Марков сосредоточенно передернул затвор пистолета. Я сказал женщинам, чтобы они шли в подвал, а сам приоткрыл дверь и выглянул. Вот уж кого я никак не ожидал увидеть, так это самого Намцевича. Он вышел из джипа и помахал мне рукой. В машине осталось двое охранников с автоматами, но сам Намцевич был безоружен. Я вышел из дома, отворил калитку и пропустил его во двор.
– Извините, не могу пригласить вас в дом – генеральная уборка, полы драят, – сказал я. – А что вас ко мне привело, Александр Генрихович?
– Обстоятельства, – широко улыбнулся он. – Нынче ночью возле водонапорной башни произошла перестрелка между моими людьми и неким неизвестным. Там были еще двое, но те прятались в кустах, словно зайцы. А этот клоун – надо сказать, что он был измалеван белилами до неузнаваемости, – серьезно ранил моего охранника. И вот я думаю: кто бы это мог быть?
– Это вы меня спрашиваете?
– А кроме нас, тут вроде бы никого и нет, – Намцевич нарочито огляделся. – Разве что чей-то дух витает… Там, кстати, позднее был найден труп бедняги Дрынова. Что, такой убийственный спиритический сеанс был?
– Это вам добрый дедушка Монк рассказал?
– Ну конечно. Мы же с ним старые приятели. Как вы с вашим храбрым капитаном.
– Не могу ответить ничего определенного. Мы все дрыхли без задних ног, – холодно сказал я.
– А не вы ли и срежиссировали весь этот спектакль? – Намцевич продолжал улыбаться. – Талантливо, слов нет. Поселок уже шумит и аплодирует. Я понимаю, вы артист и вряд ли умеете хорошо стрелять. Но я не знал, что и капитан ваш, стрелять умеющий, тоже хороший артист.
– Что-то я вас не понимаю.
– Да я и сам порой, по правде говоря, путаюсь в своих мыслях. А почему вы ко мне не заходите? Хотя бы за продуктами.
– А у нас постные дни.
– Завидую. А я вот, грешен, ем все подряд. Так что вы лучше не бегали бы по ночам. Подстрелят ведь… Впрочем, – Намцевич внимательно поглядел на меня, – вы знаете, что у вас есть очень сильный покровитель?
– Догадываюсь.
– Нет, вряд ли. Вот поэтому вы еще и живы. Значит, в дом так и не пригласите?
– Как-нибудь в другой раз. Когда уборку закончим.
– А стоит ли мыть полы, если дом все равно рано или поздно сгорит?
– Так ведь и особняк ваш не вечен, Александр Генрихович.

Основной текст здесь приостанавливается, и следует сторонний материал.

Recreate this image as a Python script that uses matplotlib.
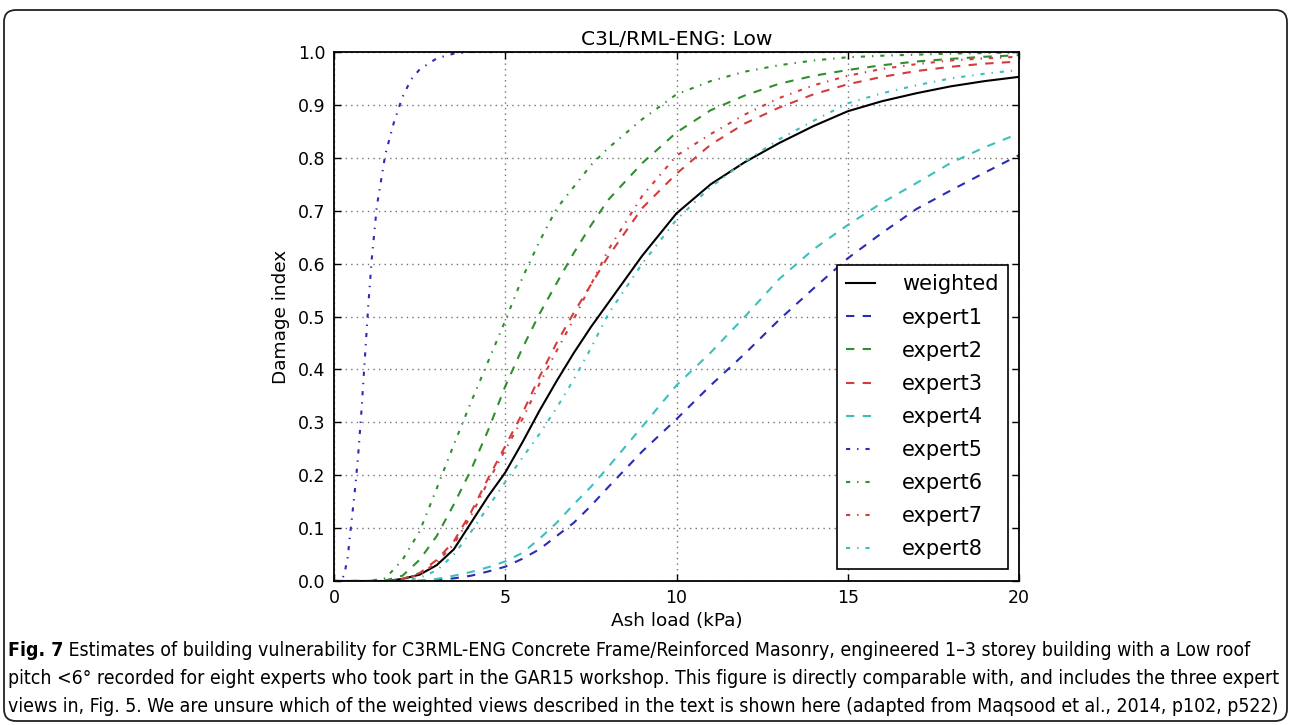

– Хм-м… Укол засчитан. Вы, должно быть, чувствуете себя Гераклом, побеждающим Лернейскую гидру? А ведь одна ее голова – бессмертная…
– Уж не ваша ли, часом?
– А хоть бы и моя, вам-то что?
– Нет, ничего, мое дело сторона. Только Волшебный камень-то – вот он, рядышком. Головку-то и придавит. Как в мифе.